4. UK Ferry Blockage
Activist group Insulate Britain blocked access to the port of Dover, one of Europe’s busiest ferry ports on September 24th. The port handles 17% of the UK’s trade goods and is the largest blockade the group has yet enacted. 39 activists were arrested.
Insulate Britain’s goal is for all of the UK’s homes to be insulated by 2030 since 15% of the country’s emissions come from the outdated architecture of housing. An injunction is now in place for the group, meaning that members could face imprisonment for any future demonstrations.
5. XR’s Impossible Rebellion
Extinction Rebellion (XR) is a UK-based activism group focused on public demonstrations to bring climate change to the forefront of discussion. They hosted the “Impossible Rebellion”, a 12 day series of protests and demonstrations across the UK.
Some highlights of the protests include a “March for Nature” with vibrant costumes and floats, a “die-in” of sixty healthcare professionals outside of JP Morgan in Canary Wharf, a public assembly sit-in on a busy street, and a public nudity display to highlight everyone’s vulnerability in the face of fossil fuel funding.
6. Earth Fast
Also hosted by the Extinction Rebellion, the Earth Fast is a nationwide fast in the UK beginning on August 28. Some rebels will fast for one day, some for a week, and others until their demands are met.
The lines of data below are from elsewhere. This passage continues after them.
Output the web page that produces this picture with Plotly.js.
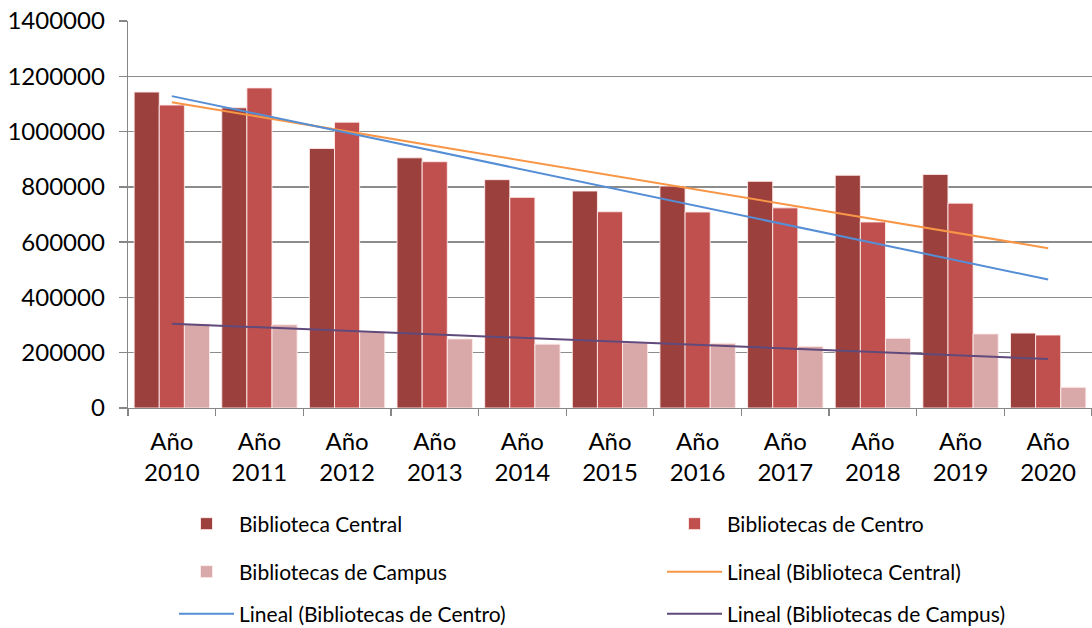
<!DOCTYPE html>
<html><head><meta charset="utf-8">
<script src="https://cdn.plot.ly/plotly-3.0.1.min.js"></script>
<style>html,body{margin:0;padding:0;background:#fff}#c{width:1092px;height:628px}</style>
</head><body><div id="c"></div>
<script>
const categories = ["Año<br>2010","Año<br>2011","Año<br>2012","Año<br>2013","Año<br>2014","Año<br>2015","Año<br>2016","Año<br>2017","Año<br>2018","Año<br>2019","Año<br>2020"];
const bibliotecaCentral = [1143000,1086000,939000,905000,826000,785000,803000,820000,842000,845000,271000];
const bibliotecasCentro = [1096000,1158000,1034000,891000,762000,710000,709000,724000,673000,741000,264000];
const bibliotecasCampus = [304000,301000,276000,250000,231000,236000,234000,223000,252000,268000,75000];
const tickVals = [0,200000,400000,600000,800000,1000000,1200000,1400000];

function trend(vals){
  const n = vals.length; const xs = vals.map((v,i)=>i);
  const mx = xs.reduce((a,b)=>a+b,0)/n, my = vals.reduce((a,b)=>a+b,0)/n;
  let sxy=0,sxx=0; xs.forEach((x,i)=>{sxy+=(x-mx)*(vals[i]-my);sxx+=(x-mx)*(x-mx);});
  const m = sxy/sxx, b = my - m*mx;
  return xs.map(x=>m*x+b);
}
const font = "Lato, 'Open Sans', sans-serif";
const barLine = {color:'rgba(255,235,235,0.9)', width:1};
const data = [
  {type:'bar', name:'Biblioteca Central', x:categories, y:bibliotecaCentral, marker:{color:'#9C403E', line:barLine}, legend:'legend'},
  {type:'bar', name:'Bibliotecas de Centro', x:categories, y:bibliotecasCentro, marker:{color:'#C0504D', line:barLine}, legend:'legend2'},
  {type:'bar', name:'Bibliotecas de Campus', x:categories, y:bibliotecasCampus, marker:{color:'#D9A9A9', line:barLine}, legend:'legend3'},
  {type:'scatter', mode:'lines', name:'Lineal (Biblioteca Central)', x:categories, y:trend(bibliotecaCentral), line:{color:'#F79646', width:2}, legend:'legend4'},
  {type:'scatter', mode:'lines', name:'Lineal (Bibliotecas de Centro)', x:categories, y:trend(bibliotecasCentro), line:{color:'#558ED5', width:2}, legend:'legend5'},
  {type:'scatter', mode:'lines', name:'Lineal (Bibliotecas de Campus)', x:categories, y:trend(bibliotecasCampus), line:{color:'#604A7B', width:2}, legend:'legend6'}
];
function leg(px, py){
  return {x:(px-128)/964, xanchor:'left', y:(408-py)/387, yanchor:'middle',
    font:{family:font, size:21}, itemwidth:55, bgcolor:'rgba(0,0,0,0)', borderwidth:0};
}
const layout = {
  width:1092, height:628,
  margin:{l:128, r:0, t:21, b:220, autoexpand:false},
  paper_bgcolor:'#fff', plot_bgcolor:'#fff',
  font:{family:font, size:24, color:'#000'},
  barmode:'group', bargap:0.14, bargroupgap:0,
  showlegend:true,
  xaxis:{type:'category', showgrid:false, showline:true, linecolor:'#868686', linewidth:1.3,
    ticks:'outside', tickson:'boundaries', ticklen:7, tickcolor:'#868686', tickwidth:1.3,
    tickfont:{family:font, size:24}, ticklabelstandoff:12, automargin:false},
  yaxis:{range:[0,1400000], tickvals:tickVals, ticktext:tickVals.map(String),
    showgrid:true, gridcolor:'#8C8C8C', gridwidth:1.3, showline:true, linecolor:'#868686', linewidth:1.3,
    ticks:'outside', ticklen:8, tickcolor:'#868686', tickwidth:1.3, zeroline:false,
    tickfont:{family:font, size:24}, ticklabelstandoff:9, automargin:false},
  legend:leg(174,524), legend2:leg(662,524),
  legend3:leg(174,572), legend4:leg(662,572),
  legend5:leg(174,614), legend6:leg(662,614)
};
Plotly.newPlot('c', data, layout, {displayModeBar:false, staticPlot:true});
</script></body></html>
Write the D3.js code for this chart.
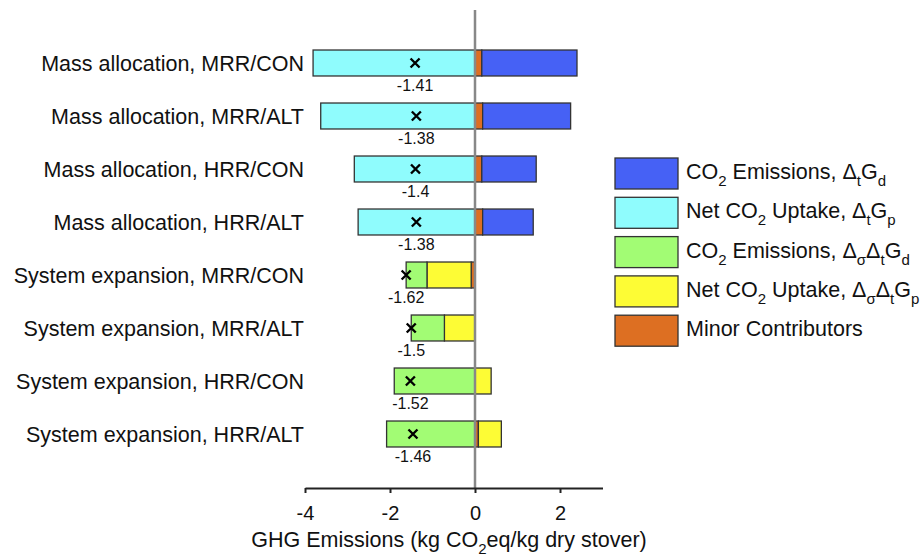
<!DOCTYPE html>
<html>
<head>
<meta charset="utf-8">
<script src="https://cdn.jsdelivr.net/npm/d3@7"></script>
<style>
  html, body { margin: 0; padding: 0; background: #fff; }
  svg { display: block; font-family: "Liberation Sans", Arial, sans-serif; }
</style>
</head>
<body>
<svg id="chart" width="923" height="556"></svg>
<script>
// Scenario names (top to bottom)
const categories = [
  "Mass allocation, MRR/CON",
  "Mass allocation, MRR/ALT",
  "Mass allocation, HRR/CON",
  "Mass allocation, HRR/ALT",
  "System expansion, MRR/CON",
  "System expansion, MRR/ALT",
  "System expansion, HRR/CON",
  "System expansion, HRR/ALT"
];

// Contributions, kg CO2eq / kg dry stover
const minorContributors = [0.16, 0.18, 0.16, 0.18, -0.09, 0, 0, 0.08];
const netUptakeSigma    = [0, 0, 0, 0, -1.04, -0.72, 0.38, 0.54];
const emissionsT        = [2.24, 2.07, 1.28, 1.19, 0, 0, 0, 0];
const netUptakeT        = [-3.81, -3.63, -2.84, -2.75, 0, 0, 0, 0];
const emissionsSigma    = [0, 0, 0, 0, -0.49, -0.78, -1.90, -2.08];

// Net totals printed under each bar
const netTotals = [-1.41, -1.38, -1.4, -1.38, -1.62, -1.5, -1.52, -1.46];

const xTicks = [-4, -2, 0, 2];

const svg = d3.select("#chart");

const x = d3.scaleLinear().domain([-4, 3]).range([305, 602.5]);
const y = d3.scaleBand().domain(categories).range([36.5, 460.5])
  .paddingInner(0.51).paddingOuter(0.255);

// Stack order: closest to zero first
const seriesDefs = [
  { key: "minor", values: minorContributors, color: "#dd6f22" },
  { key: "upSigma", values: netUptakeSigma, color: "#fdfc35" },
  { key: "emT", values: emissionsT, color: "#4661f5" },
  { key: "upT", values: netUptakeT, color: "#8ffcfd" },
  { key: "emSigma", values: emissionsSigma, color: "#a2fc74" }
];

const table = categories.map((c, i) => {
  const row = { category: c };
  seriesDefs.forEach(s => row[s.key] = s.values[i]);
  return row;
});

const stacked = d3.stack()
  .keys(seriesDefs.map(s => s.key))
  .offset(d3.stackOffsetDiverging)(table);

const colorOf = Object.fromEntries(seriesDefs.map(s => [s.key, s.color]));

// Bars
svg.append("g").selectAll("g")
  .data(stacked)
  .join("g")
  .attr("fill", d => colorOf[d.key])
  .selectAll("rect")
  .data(d => d.filter(p => p[1] - p[0] !== 0))
  .join("rect")
  .attr("x", d => x(Math.min(d[0], d[1])))
  .attr("width", d => Math.abs(x(d[1]) - x(d[0])))
  .attr("y", d => y(d.data.category))
  .attr("height", y.bandwidth())
  .attr("stroke", "#333")
  .attr("stroke-width", 1.3);

// Zero line
svg.append("line")
  .attr("x1", x(0)).attr("x2", x(0))
  .attr("y1", 10).attr("y2", 488)
  .attr("stroke", "#888").attr("stroke-width", 2.5);

// Net total markers and labels
const marks = svg.append("g");
categories.forEach((c, i) => {
  const cx = x(netTotals[i]);
  const cy = y(c) + y.bandwidth() / 2;
  const r = 4.5;
  marks.append("path")
    .attr("d", `M${cx - r},${cy - r}L${cx + r},${cy + r}M${cx - r},${cy + r}L${cx + r},${cy - r}`)
    .attr("stroke", "#000").attr("stroke-width", 2.4).attr("fill", "none");
  marks.append("text")
    .attr("x", cx).attr("y", cy + 28)
    .attr("text-anchor", "middle")
    .attr("font-size", 16)
    .attr("fill", "#111")
    .text(String(netTotals[i]));
});

// Category labels
svg.append("g").selectAll("text")
  .data(categories)
  .join("text")
  .attr("x", 304)
  .attr("y", d => y(d) + y.bandwidth() / 2 + 7.7)
  .attr("text-anchor", "end")
  .attr("font-size", 21.5)
  .attr("fill", "#111")
  .text(d => d);

// X axis (plain hyphen for negatives)
const axis = svg.append("g")
  .attr("transform", "translate(0,488)")
  .call(d3.axisBottom(x).tickValues(xTicks).tickSize(5).tickSizeOuter(0).tickFormat(d => String(d)));
axis.select(".domain").attr("stroke", "#222").attr("stroke-width", 2);
axis.selectAll(".tick line").attr("stroke", "#222").attr("stroke-width", 2);
axis.selectAll(".tick text")
  .attr("font-size", 20)
  .attr("font-family", "Liberation Sans, Arial, sans-serif")
  .attr("fill", "#111")
  .attr("dy", null)
  .attr("y", 31.5);

// Axis title with subscript
const title = svg.append("text")
  .attr("x", 449).attr("y", 547)
  .attr("text-anchor", "middle")
  .attr("font-size", 21.5)
  .attr("fill", "#111");
title.append("tspan").text("GHG Emissions (kg CO");
title.append("tspan").attr("font-size", 15).attr("dy", 7).text("2");
title.append("tspan").attr("dy", -7).text("eq/kg dry stover)");

// Legend
const legendItems = [
  { color: "#4661f5", parts: [["CO", 0], ["2", 1], [" Emissions, Δ", 0], ["t", 1], ["G", 0], ["d", 1]] },
  { color: "#8ffcfd", parts: [["Net CO", 0], ["2", 1], [" Uptake, Δ", 0], ["t", 1], ["G", 0], ["p", 1]] },
  { color: "#a2fc74", parts: [["CO", 0], ["2", 1], [" Emissions, Δ", 0], ["σ", 1], ["Δ", 0], ["t", 1], ["G", 0], ["d", 1]] },
  { color: "#fdfc35", parts: [["Net CO", 0], ["2", 1], [" Uptake, Δ", 0], ["σ", 1], ["Δ", 0], ["t", 1], ["G", 0], ["p", 1]] },
  { color: "#dd6f22", parts: [["Minor Contributors", 0]] }
];

const legend = svg.append("g");
legendItems.forEach((item, i) => {
  const top = 158 + i * 39.3;
  legend.append("rect")
    .attr("x", 615).attr("y", top)
    .attr("width", 63).attr("height", 31)
    .attr("fill", item.color)
    .attr("stroke", "#333").attr("stroke-width", 1.3);
  const t = legend.append("text")
    .attr("x", 686).attr("y", top + 21)
    .attr("font-size", 21.5)
    .attr("fill", "#111");
  let level = 0;
  item.parts.forEach(([s, sub]) => {
    const dy = (sub - level) * 7;
    level = sub;
    t.append("tspan")
      .attr("dy", dy)
      .attr("font-size", sub ? 15 : 21.5)
      .text(s);
  });
});
</script>
</body>
</html>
Some of the long-term fasters will set up shop in a “hunger camp” within view of the Houses of Parliament in London to amplify the statement of the protest. They hope to bring attention to deforestation, flooding, crop failure, and water scarcity, among other pressing issues revolving around climate change.
The UK fast will happen in conjunction with fasts in communities across the world.
7. COP26 postponement protest
COP26 is the upcoming UN conference on climate change set to take place in Glasgow in November. Greenpeace and several other activist groups have called for the conference to be postponed due to the Covid-19 pandemic and safety concerns.
Greenpeace has said that the conference should be accessible to all, especially more disadvantaged groups whose voice needs to be amplified. The conference won’t be accessible for people who are struggling financially from the pandemic.
Not all delegates set to attend the conference have been able to access a Covid vaccine, and the coordination of providing them has been ineffective.
8. G7 summit protest
The Group of Seven conference is an annual meeting between the heads of state of France, Canada, Germany, Italy, Japan, the United Kingdom, and the United States. This year it took place in June in the UK.
More than 500 protesters gathered during the summit, many of them dressed as the heads of state in attendance. There were group chants calling the leaders “liars” for failing to deliver on their promises for climate policy. Some protesters took to the water while others donned vibrant colors to occupy the streets.
9. Climate activist’s run
A Greek actor and activist named Agis Emmanouil is currently running all the way from Athens, Greece to Glasgow, United Kingdom to arrive in time for the G7 summit in November. That’s over 2,000 miles and more than 60 marathons!
He hopes his Forrest Gump-esque endeavor will bring climate policy to the forefront of the summit with a literal and pertinent message: time is running out.
Climate activism final thoughts
I hope these examples of climate activism helped to inspire your further action in our fight against climate change. Remember, even small actions add up to make a big difference. Keep fighting the good fight!